The meaning of all these paths depends on the scheme, which is file here. RFC 3986 does not specify semantics or additional restrictions of the schemes.
URI schemes are registered with the IANA: https://www.iana.org/assignments/uri-schemes/uri-schemes.xhtml
The relevant RFC for file is 8089.
The ABNF here is:
file-URI = file-scheme ":" file-hier-part
file-scheme = "file"
file-hier-part = ( "//" auth-path )
/ local-path
auth-path = [ file-auth ] path-absolute
local-path = path-absolute
file-auth = "localhost"
/ host
From what I understand here, all paths are considered "absolute":
The path component represents the absolute path to the file in the file system. See Appendix D for some discussion of system-specific concerns including absolute file paths and file system roots.
There is an appendix for windows/DOS paths: https://www.rfc-editor.org/rfc/rfc8089.html#appendix-E.2
So the updated ABNF is
local-path = [ drive-letter ] path-absolute
drive-letter = ALPHA ":"
And the spec gives two examples of absolute windows filepaths:
file:c:/path/to/file
file:///c:/path/to/file
These are equivalent. It doesn't say so, but I believe the third form is file:/c:/path/to/file as described above.

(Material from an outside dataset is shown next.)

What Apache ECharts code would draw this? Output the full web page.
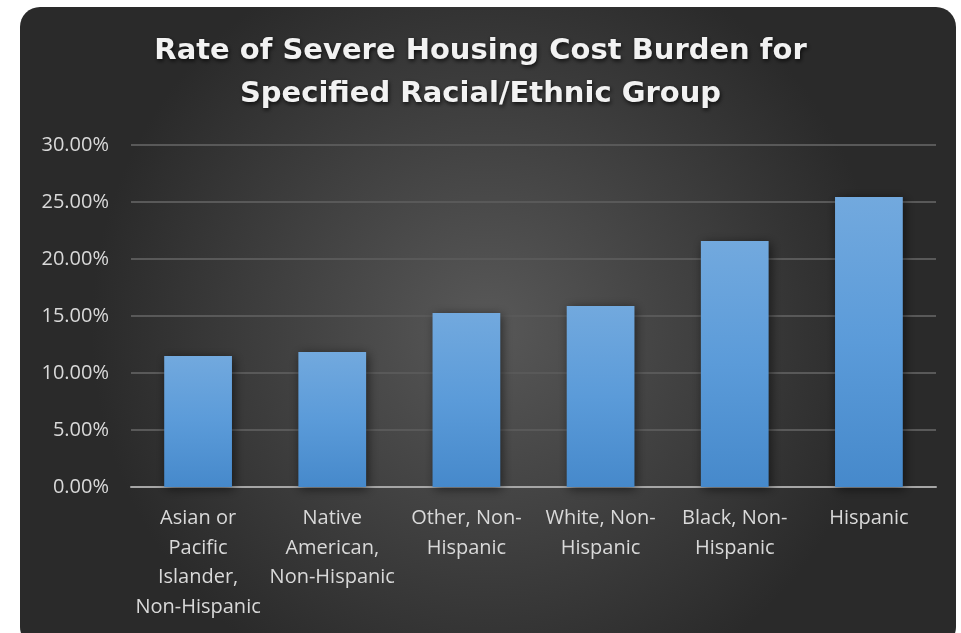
<!DOCTYPE html>
<html>
<head>
<meta charset="utf-8">
<style>
  html, body { margin: 0; padding: 0; background: #ffffff; }
  #chart { width: 961px; height: 633px; }
</style>
<script src="https://cdn.jsdelivr.net/npm/echarts@6/dist/echarts.min.js"></script>
</head>
<body>
<div id="chart"></div>
<script>
// Severe housing cost burden rate by racial/ethnic group
const titleLines = ['Rate of Severe Housing Cost Burden for', 'Specified Racial/Ethnic Group'];
const categories = [
  'Asian or\nPacific\nIslander,\nNon-Hispanic',
  'Native\nAmerican,\nNon-Hispanic',
  'Other, Non-\nHispanic',
  'White, Non-\nHispanic',
  'Black, Non-\nHispanic',
  'Hispanic'
];
const rates = [11.49, 11.84, 15.26, 15.88, 21.58, 25.44];
const yTicks = { min: 0, max: 30, interval: 5 };

const labelFont = '"Open Sans", "Liberation Sans", sans-serif';
const titleFont = '"DejaVu Sans", "Open Sans", sans-serif';

const chart = echarts.init(document.getElementById('chart'), null, { renderer: 'canvas' });

chart.setOption({
  backgroundColor: '#ffffff',
  animation: false,
  graphic: [
    {
      type: 'rect',
      z: -10,
      silent: true,
      shape: { x: 20, y: 7, width: 936, height: 640, r: 20 },
      style: {
        fill: {
          type: 'radial', x: 0.5, y: 0.5, r: 0.62,
          colorStops: [
            { offset: 0, color: '#585858' },
            { offset: 1, color: '#2a2a2a' }
          ]
        }
      }
    }
  ],
  title: {
    text: titleLines.join('\n'),
    left: 'center',
    top: 25,
    textStyle: {
      color: '#f2f2f2',
      fontFamily: titleFont,
      fontWeight: 'bold',
      fontSize: 29,
      lineHeight: 43,
      textShadowColor: 'rgba(0,0,0,0.75)',
      textShadowBlur: 4,
      textShadowOffsetX: 1,
      textShadowOffsetY: 2
    }
  },
  grid: { left: 131, right: 25, top: 145, bottom: 146, containLabel: false },
  xAxis: {
    type: 'category',
    data: categories,
    axisTick: { show: false },
    axisLine: { lineStyle: { color: '#a6a6a6', width: 2 } },
    axisLabel: {
      color: '#d9d9d9',
      fontFamily: labelFont,
      fontSize: 20,
      lineHeight: 29.5,
      margin: 17,
      interval: 0
    }
  },
  yAxis: {
    type: 'value',
    min: yTicks.min,
    max: yTicks.max,
    interval: yTicks.interval,
    axisLine: { show: false },
    axisTick: { show: false },
    splitLine: { lineStyle: { color: '#595959', width: 2 } },
    axisLabel: {
      color: '#d9d9d9',
      fontFamily: labelFont,
      fontSize: 20,
      margin: 22,
      formatter: v => v.toFixed(2) + '%'
    }
  },
  series: [
    {
      type: 'bar',
      data: rates,
      barWidth: '50.5%',
      itemStyle: {
        color: {
          type: 'linear', x: 0, y: 0, x2: 0, y2: 1,
          colorStops: [
            { offset: 0, color: '#72a9de' },
            { offset: 0.5, color: '#5b9bd9' },
            { offset: 1, color: '#4689cb' }
          ]
        },
        shadowColor: 'rgba(0,0,0,0.55)',
        shadowBlur: 10,
        shadowOffsetX: 2,
        shadowOffsetY: 2
      }
    }
  ]
});
</script>
</body>
</html>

So the spec clearly shows what the semantics are for windows filepaths encoded in URI. I'm not sure what your question is. The filepath package does not deal with URIs. All paths must be assumed to be absolute according to the spec, so you could just normalize:
- drop leading slashes and try to parse as absolute windows path
How you distinguish between windows and unix, I don't really know.

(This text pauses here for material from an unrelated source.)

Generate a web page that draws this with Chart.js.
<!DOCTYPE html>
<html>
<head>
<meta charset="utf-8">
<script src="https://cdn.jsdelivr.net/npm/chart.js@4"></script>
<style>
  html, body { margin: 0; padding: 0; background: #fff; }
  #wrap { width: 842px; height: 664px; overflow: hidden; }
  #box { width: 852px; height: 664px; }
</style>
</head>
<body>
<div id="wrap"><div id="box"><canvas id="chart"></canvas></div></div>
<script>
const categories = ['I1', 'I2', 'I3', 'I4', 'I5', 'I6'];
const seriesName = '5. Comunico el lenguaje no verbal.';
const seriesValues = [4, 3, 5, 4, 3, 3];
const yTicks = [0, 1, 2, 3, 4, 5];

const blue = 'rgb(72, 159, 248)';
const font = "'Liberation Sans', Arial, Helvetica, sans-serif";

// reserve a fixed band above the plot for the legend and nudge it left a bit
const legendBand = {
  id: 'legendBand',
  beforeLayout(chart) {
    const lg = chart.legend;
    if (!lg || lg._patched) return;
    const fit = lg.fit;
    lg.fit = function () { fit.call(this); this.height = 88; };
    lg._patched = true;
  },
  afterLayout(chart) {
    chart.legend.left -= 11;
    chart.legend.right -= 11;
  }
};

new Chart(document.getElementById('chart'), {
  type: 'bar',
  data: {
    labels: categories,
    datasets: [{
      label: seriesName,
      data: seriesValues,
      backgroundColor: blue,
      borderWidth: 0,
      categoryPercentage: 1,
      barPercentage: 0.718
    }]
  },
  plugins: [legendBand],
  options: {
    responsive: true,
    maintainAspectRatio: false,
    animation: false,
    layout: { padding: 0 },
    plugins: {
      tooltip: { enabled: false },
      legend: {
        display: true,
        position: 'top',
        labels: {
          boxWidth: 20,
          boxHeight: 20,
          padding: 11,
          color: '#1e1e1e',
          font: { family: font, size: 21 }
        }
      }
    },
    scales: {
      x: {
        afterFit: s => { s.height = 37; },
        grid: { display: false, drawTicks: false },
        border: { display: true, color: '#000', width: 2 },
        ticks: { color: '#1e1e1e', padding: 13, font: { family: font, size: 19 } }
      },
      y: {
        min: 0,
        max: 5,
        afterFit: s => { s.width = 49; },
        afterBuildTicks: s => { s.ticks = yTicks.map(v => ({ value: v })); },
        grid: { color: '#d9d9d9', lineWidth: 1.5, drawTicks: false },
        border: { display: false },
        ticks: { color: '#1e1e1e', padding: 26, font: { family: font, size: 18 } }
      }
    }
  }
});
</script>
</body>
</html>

Edit: yes, leading slash is a relative path on windows.
@jasagredo wow, thanks for the great invetigation. I will need some time to understand what to do.
@jasagredo You have done many experiments with file:/// but I am unsure what happens with
repository test-local-repo
url: file:C:\Users\Javier\code\cabal\cabal-testsuite\PackageTests\NewUpdate\UpdateIndexState\update-index-state.dist\repo
secure: True
root-keys: ...
as we are producing now.
This seems to be valid as per RFC 8089, and parsed correctly by network-uri (the path is C:\Users\...). So what is failing? If I understand correctly the failure you report in https://github.com/haskell/cabal/pull/9540#issuecomment-1870717960 is related to gnutar?

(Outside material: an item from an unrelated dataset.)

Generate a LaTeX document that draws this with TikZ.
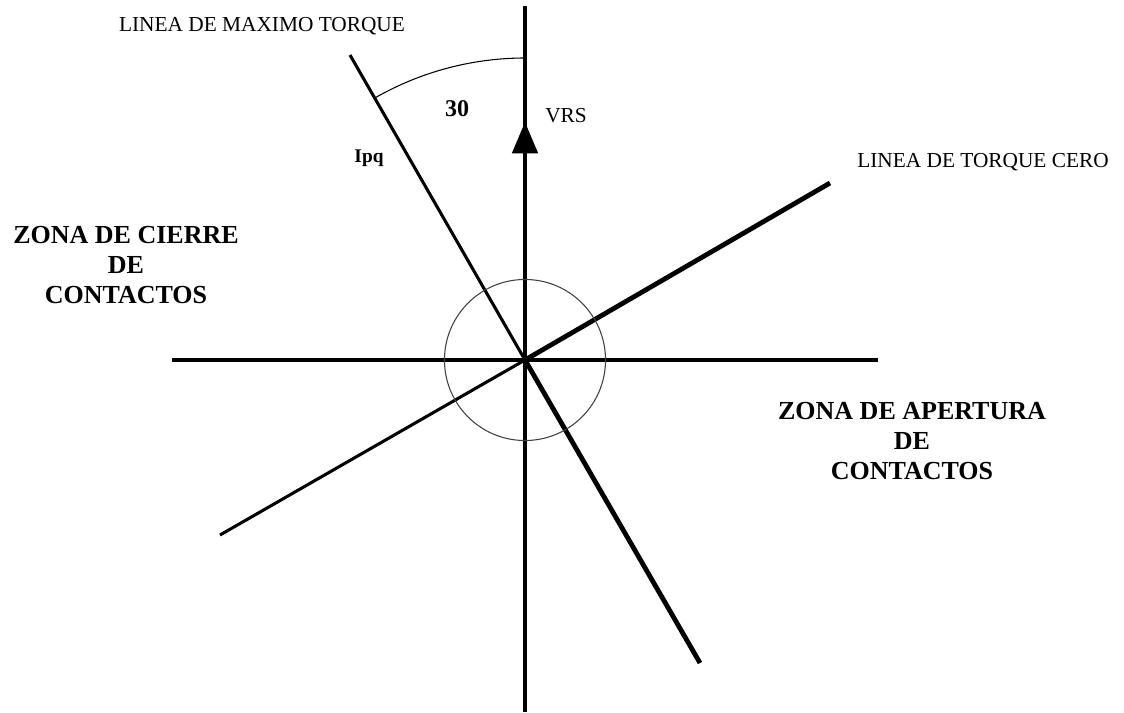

This seems to be valid as per RFC 8089
No, backslashes are not permitted as per RFC 3986 and neither per RFC 8089. Quoting the latter:
Historically, some usages have copied entire file paths into the path components of file URIs. Where DOS or Windows file paths were thus copied, the resulting URI strings contained unencoded backslash "" characters, which are forbidden by both [RFC1738] and [RFC3986].
It may be possible to translate or update such an invalid file URI by replacing all backslashes "" with slashes "/" if it can be determined with reasonable certainty that the backslashes are intended as path separators.
None of the proposed ABNFs in RFC 8089 include backslashes. So you'll have to go with a normalization function before attempting proper parsing.
I've written a library that parses correctly, with the spec-deviation that when requesting to parse windows paths it would reject posix paths (otherwise it's hard to disambiguate and the ABNF is actually ambiguous): https://hackage.haskell.org/package/file-uri-0.1.0.0/docs/System-URI-File.html#v:parseFileURI
This means when you get a windows path, it either starts with a drive letter or is a UNC path.